__What is asked__: In the listing below, find the line containing "Convert this chart to Bokeh code." and the line containing "6.66, 5.78, 4.9]". Repeat exactly those two lines and every line between them, nothing more.

>> START Records for this exercise

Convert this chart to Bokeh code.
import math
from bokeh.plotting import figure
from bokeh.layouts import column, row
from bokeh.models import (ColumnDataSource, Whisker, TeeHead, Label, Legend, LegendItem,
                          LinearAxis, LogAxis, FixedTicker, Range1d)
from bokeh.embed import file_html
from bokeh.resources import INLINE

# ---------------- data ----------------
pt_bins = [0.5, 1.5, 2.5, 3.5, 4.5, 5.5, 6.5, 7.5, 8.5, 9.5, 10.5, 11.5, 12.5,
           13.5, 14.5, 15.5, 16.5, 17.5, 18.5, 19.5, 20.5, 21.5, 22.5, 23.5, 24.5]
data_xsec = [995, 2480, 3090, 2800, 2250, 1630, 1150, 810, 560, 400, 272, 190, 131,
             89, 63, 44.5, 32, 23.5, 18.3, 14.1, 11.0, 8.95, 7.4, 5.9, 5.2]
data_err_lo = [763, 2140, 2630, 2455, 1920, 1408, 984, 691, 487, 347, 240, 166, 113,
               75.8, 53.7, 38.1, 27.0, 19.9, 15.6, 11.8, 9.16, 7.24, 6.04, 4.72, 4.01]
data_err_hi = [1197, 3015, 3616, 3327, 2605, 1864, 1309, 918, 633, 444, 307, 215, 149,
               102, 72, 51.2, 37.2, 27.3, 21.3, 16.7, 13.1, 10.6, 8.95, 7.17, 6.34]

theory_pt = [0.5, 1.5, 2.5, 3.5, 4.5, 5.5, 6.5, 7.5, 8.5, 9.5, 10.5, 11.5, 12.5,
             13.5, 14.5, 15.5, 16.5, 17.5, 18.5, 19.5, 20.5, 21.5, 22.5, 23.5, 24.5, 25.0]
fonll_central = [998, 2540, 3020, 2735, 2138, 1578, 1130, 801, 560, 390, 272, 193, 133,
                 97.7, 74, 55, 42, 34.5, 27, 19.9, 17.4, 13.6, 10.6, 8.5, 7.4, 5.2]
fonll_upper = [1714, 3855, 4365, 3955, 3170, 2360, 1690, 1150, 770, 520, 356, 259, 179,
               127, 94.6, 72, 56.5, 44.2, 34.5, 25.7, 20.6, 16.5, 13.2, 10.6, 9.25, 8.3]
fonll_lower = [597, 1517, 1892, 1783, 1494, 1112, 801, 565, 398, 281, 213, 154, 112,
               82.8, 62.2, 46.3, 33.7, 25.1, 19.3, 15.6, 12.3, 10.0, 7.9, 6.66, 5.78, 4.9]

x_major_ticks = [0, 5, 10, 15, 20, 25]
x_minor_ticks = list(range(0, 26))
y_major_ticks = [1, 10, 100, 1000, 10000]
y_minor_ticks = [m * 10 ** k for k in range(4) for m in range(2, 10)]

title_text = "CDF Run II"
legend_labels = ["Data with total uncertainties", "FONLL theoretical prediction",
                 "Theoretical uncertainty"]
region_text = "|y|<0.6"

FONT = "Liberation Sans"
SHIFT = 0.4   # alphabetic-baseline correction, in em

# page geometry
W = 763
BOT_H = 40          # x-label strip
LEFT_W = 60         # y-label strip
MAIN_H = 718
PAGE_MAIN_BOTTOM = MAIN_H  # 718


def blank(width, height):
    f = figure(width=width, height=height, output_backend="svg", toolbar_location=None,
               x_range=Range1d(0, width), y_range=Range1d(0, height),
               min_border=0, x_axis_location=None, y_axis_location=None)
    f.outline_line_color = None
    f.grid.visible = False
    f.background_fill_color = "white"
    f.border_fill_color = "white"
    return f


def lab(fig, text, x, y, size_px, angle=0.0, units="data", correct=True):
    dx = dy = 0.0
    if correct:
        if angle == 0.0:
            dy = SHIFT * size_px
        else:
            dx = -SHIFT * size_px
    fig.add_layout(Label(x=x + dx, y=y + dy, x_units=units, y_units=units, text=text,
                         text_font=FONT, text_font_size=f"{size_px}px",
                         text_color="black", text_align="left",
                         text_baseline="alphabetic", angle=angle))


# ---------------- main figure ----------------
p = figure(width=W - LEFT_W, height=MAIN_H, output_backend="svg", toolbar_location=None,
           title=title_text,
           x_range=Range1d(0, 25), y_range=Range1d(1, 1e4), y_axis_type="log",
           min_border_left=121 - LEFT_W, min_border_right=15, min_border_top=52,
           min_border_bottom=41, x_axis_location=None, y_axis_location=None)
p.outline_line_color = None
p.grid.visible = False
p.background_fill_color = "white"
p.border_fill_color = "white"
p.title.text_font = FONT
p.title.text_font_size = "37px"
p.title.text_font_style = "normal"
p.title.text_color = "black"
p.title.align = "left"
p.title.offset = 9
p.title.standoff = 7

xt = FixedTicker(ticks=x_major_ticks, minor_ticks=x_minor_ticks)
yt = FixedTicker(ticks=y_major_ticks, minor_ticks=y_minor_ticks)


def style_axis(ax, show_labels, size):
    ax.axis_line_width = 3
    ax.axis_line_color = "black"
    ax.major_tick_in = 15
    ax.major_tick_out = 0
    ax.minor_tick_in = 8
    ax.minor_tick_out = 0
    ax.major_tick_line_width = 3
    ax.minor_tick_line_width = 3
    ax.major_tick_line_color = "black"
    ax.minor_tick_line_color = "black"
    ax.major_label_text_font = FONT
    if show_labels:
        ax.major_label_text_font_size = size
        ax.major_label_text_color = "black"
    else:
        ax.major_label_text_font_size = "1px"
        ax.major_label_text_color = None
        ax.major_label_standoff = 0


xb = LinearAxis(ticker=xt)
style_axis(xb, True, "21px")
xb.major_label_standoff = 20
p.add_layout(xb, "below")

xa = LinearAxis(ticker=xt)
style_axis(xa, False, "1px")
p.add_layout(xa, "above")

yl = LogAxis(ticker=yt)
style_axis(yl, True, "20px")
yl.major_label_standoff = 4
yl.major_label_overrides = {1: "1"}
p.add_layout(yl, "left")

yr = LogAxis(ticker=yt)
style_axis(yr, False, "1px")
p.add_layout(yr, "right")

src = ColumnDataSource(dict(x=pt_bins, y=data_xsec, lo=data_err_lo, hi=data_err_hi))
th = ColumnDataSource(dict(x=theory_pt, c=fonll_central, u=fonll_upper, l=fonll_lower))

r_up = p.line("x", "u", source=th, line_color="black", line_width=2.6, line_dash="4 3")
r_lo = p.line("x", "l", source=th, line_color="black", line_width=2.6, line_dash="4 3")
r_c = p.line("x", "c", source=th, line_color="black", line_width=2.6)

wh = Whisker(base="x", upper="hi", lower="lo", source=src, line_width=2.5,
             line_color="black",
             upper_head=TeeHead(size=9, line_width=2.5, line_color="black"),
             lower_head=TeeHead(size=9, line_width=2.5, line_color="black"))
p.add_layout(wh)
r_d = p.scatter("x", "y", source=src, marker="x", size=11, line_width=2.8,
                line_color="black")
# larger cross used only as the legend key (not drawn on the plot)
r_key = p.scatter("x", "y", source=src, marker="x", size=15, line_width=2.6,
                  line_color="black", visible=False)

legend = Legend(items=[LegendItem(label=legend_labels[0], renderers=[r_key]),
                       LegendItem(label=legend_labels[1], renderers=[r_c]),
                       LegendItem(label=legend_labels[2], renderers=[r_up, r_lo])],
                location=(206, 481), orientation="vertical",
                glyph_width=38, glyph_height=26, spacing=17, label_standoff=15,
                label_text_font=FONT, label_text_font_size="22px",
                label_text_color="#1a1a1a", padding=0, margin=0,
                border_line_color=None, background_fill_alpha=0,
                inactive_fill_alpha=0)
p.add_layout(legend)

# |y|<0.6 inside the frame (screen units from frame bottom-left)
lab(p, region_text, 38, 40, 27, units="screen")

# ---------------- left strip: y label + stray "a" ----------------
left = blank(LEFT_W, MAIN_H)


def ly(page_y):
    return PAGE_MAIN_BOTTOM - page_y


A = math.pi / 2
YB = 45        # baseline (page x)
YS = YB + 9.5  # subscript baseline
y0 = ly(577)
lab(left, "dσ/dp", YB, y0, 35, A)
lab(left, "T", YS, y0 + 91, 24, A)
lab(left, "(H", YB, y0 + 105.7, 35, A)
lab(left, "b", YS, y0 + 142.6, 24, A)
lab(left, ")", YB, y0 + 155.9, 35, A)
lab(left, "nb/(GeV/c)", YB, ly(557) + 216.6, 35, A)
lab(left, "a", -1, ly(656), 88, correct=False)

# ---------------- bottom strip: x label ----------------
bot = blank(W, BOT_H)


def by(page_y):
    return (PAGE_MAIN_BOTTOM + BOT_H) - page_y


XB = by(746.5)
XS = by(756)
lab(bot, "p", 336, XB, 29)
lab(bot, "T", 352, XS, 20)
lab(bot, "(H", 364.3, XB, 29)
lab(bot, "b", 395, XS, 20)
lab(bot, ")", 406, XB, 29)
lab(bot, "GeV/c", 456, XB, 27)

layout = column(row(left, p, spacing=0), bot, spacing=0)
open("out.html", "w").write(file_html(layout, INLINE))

>> END Records for this exercise
>> START Records for this exercise

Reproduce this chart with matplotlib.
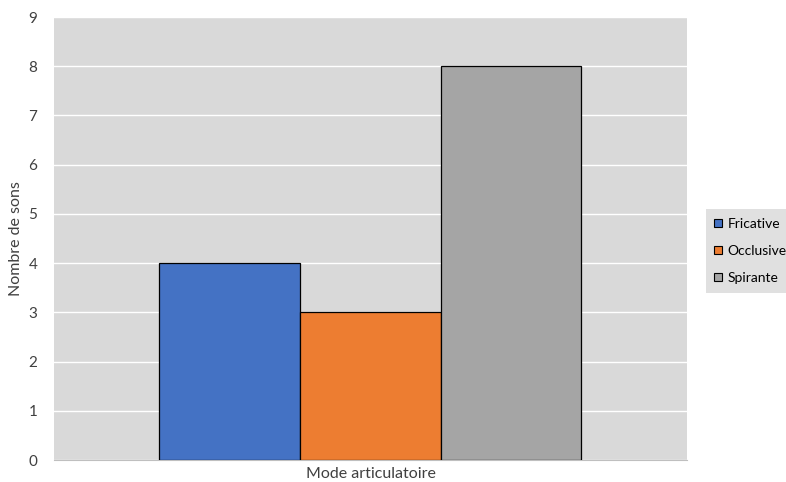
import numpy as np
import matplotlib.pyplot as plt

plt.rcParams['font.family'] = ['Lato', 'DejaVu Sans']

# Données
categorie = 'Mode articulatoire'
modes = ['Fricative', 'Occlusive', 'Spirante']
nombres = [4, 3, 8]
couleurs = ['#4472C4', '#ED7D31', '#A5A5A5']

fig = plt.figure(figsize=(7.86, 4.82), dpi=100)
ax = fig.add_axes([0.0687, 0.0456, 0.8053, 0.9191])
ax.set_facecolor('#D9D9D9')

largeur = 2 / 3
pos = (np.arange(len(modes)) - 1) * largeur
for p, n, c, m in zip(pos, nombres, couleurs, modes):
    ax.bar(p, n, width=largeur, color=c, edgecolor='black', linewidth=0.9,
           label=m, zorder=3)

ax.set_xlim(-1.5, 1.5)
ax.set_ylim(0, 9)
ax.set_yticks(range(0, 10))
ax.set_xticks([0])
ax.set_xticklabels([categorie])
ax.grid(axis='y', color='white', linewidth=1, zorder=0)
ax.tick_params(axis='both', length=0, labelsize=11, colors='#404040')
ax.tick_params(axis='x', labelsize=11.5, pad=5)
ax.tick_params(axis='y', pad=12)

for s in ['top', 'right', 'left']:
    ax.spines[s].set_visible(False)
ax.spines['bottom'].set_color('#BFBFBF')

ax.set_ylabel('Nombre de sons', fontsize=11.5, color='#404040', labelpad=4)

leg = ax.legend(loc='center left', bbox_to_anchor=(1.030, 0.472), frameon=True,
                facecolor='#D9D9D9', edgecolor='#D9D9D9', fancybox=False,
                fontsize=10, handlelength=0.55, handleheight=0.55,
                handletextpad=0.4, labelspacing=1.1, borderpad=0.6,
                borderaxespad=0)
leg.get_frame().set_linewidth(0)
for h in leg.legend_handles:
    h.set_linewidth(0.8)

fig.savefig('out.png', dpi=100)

>> END Records for this exercise

__Response to this task__:
Convert this chart to Bokeh code.
import math
from bokeh.plotting import figure
from bokeh.layouts import column, row
from bokeh.models import (ColumnDataSource, Whisker, TeeHead, Label, Legend, LegendItem,
                          LinearAxis, LogAxis, FixedTicker, Range1d)
from bokeh.embed import file_html
from bokeh.resources import INLINE

# ---------------- data ----------------
pt_bins = [0.5, 1.5, 2.5, 3.5, 4.5, 5.5, 6.5, 7.5, 8.5, 9.5, 10.5, 11.5, 12.5,
           13.5, 14.5, 15.5, 16.5, 17.5, 18.5, 19.5, 20.5, 21.5, 22.5, 23.5, 24.5]
data_xsec = [995, 2480, 3090, 2800, 2250, 1630, 1150, 810, 560, 400, 272, 190, 131,
             89, 63, 44.5, 32, 23.5, 18.3, 14.1, 11.0, 8.95, 7.4, 5.9, 5.2]
data_err_lo = [763, 2140, 2630, 2455, 1920, 1408, 984, 691, 487, 347, 240, 166, 113,
               75.8, 53.7, 38.1, 27.0, 19.9, 15.6, 11.8, 9.16, 7.24, 6.04, 4.72, 4.01]
data_err_hi = [1197, 3015, 3616, 3327, 2605, 1864, 1309, 918, 633, 444, 307, 215, 149,
               102, 72, 51.2, 37.2, 27.3, 21.3, 16.7, 13.1, 10.6, 8.95, 7.17, 6.34]

theory_pt = [0.5, 1.5, 2.5, 3.5, 4.5, 5.5, 6.5, 7.5, 8.5, 9.5, 10.5, 11.5, 12.5,
             13.5, 14.5, 15.5, 16.5, 17.5, 18.5, 19.5, 20.5, 21.5, 22.5, 23.5, 24.5, 25.0]
fonll_central = [998, 2540, 3020, 2735, 2138, 1578, 1130, 801, 560, 390, 272, 193, 133,
                 97.7, 74, 55, 42, 34.5, 27, 19.9, 17.4, 13.6, 10.6, 8.5, 7.4, 5.2]
fonll_upper = [1714, 3855, 4365, 3955, 3170, 2360, 1690, 1150, 770, 520, 356, 259, 179,
               127, 94.6, 72, 56.5, 44.2, 34.5, 25.7, 20.6, 16.5, 13.2, 10.6, 9.25, 8.3]
fonll_lower = [597, 1517, 1892, 1783, 1494, 1112, 801, 565, 398, 281, 213, 154, 112,
               82.8, 62.2, 46.3, 33.7, 25.1, 19.3, 15.6, 12.3, 10.0, 7.9, 6.66, 5.78, 4.9]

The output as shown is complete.